As fate would have it I got to see Philip Humber’s first start of the season. It was a rather non-descript outing, he threw 115 pitches, gave up 6 hits and was in line for the win. Hector Santiago blew the save and Zach Stewart threw gas on that fire in the tenth and the Sox lost 10-4. It was a cold night and I remember that and the fight we saw much more than Humber’s performance.
One start later and Philip Humber is part of baseball history, becoming the 21st man to throw a perfect game. The temptation is to say I just missed seeing a perfect game, but that’s not accurate. There are so many factors that go into a perfect game that to characterize it as he was just one start away, just a few adjustments away is just ridiculous. As much as I try not to over sentimentalize baseball, to varying degrees of success, a perfect game is made special, sentimental even simply by virtue of its uniqueness. In the case of Philip Humber it is even more of a romantic baseball story. A former number one draft pick who has bounced around from team to team, now has a game for the ages and an appearance on David Letterman for good measure. I suppose I don’t mind a perfect game being lavished over and dominating a sports section the next day because not only does it have that “baseball is special” quality about it, it is quite frankly a remarkable performance that comes around like a comet, especially in the life of a pitcher. The place of perfect games can be debated, which one was the most dominant, the most important and such, but it is almost impossible to argue that it wasn’t an incredible performance; a fluke maybe, but masterful nonetheless.

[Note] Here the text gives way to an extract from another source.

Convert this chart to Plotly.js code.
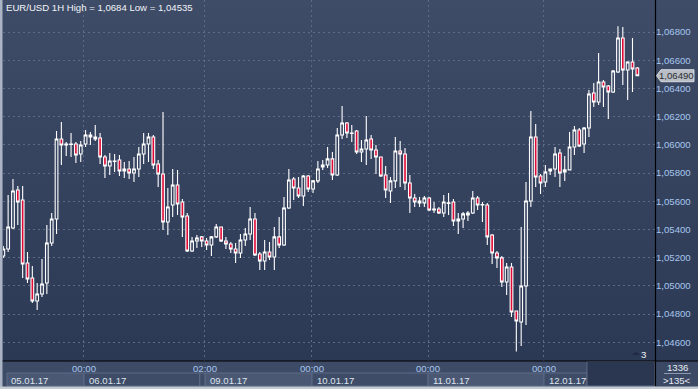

I almost missed the perfect game, to be honest, let down and saved by technology. My MLB audio wasn’t available for the entire game so I couldn’t listen to it as I did laundry that afternoon. I had the game tivo’d so there wasn’t a sense of urgency to listen or find a tv somewhere else. I found out about the perfect game because as we were wrapping up the laundry, I was already pretty worn out and figured I wasn’t going to watch the game anyway, so I might as well check the score. I flipped through the box scores on my phone, found the Sox and saw that they won; a shutout, nice! Then I looked and saw that Seattle had no hits as well as no runs. I double checked to see if the game was still going on, maybe a delay of some kind, but no nine innings all zeros. I finally checked into Twitter and all of my news feed was buzzing over the perfect game.
Normally, after finding out the result of a game, as was my plan Saturday, I don’t even bother with the recorded game and free up memory for my DVR, have to save all of those Game of Thrones don’t you know? Not this time, however. After everyone was safely tucked away in their beds, wife included, I turned on the game and enjoyed every minute. What made it particularly fun, though the announcers were god awful, was listening to the broadcasters’ excitement build after the fifth inning. Even though I knew what was coming, I still felt nervous in the ninth inning and I was sort of glad that I didn’t see it live or I would have been a nervous wreck. All the same, I loved seeing AJ make that final play and wondered how he always manages to be around some of the most dramatic dropped third strikes in baseball. After I watched the final out a few more times, it was well past midnight and my plans for an early night completely dashed, but it was worth it, even if it was about six hours too late.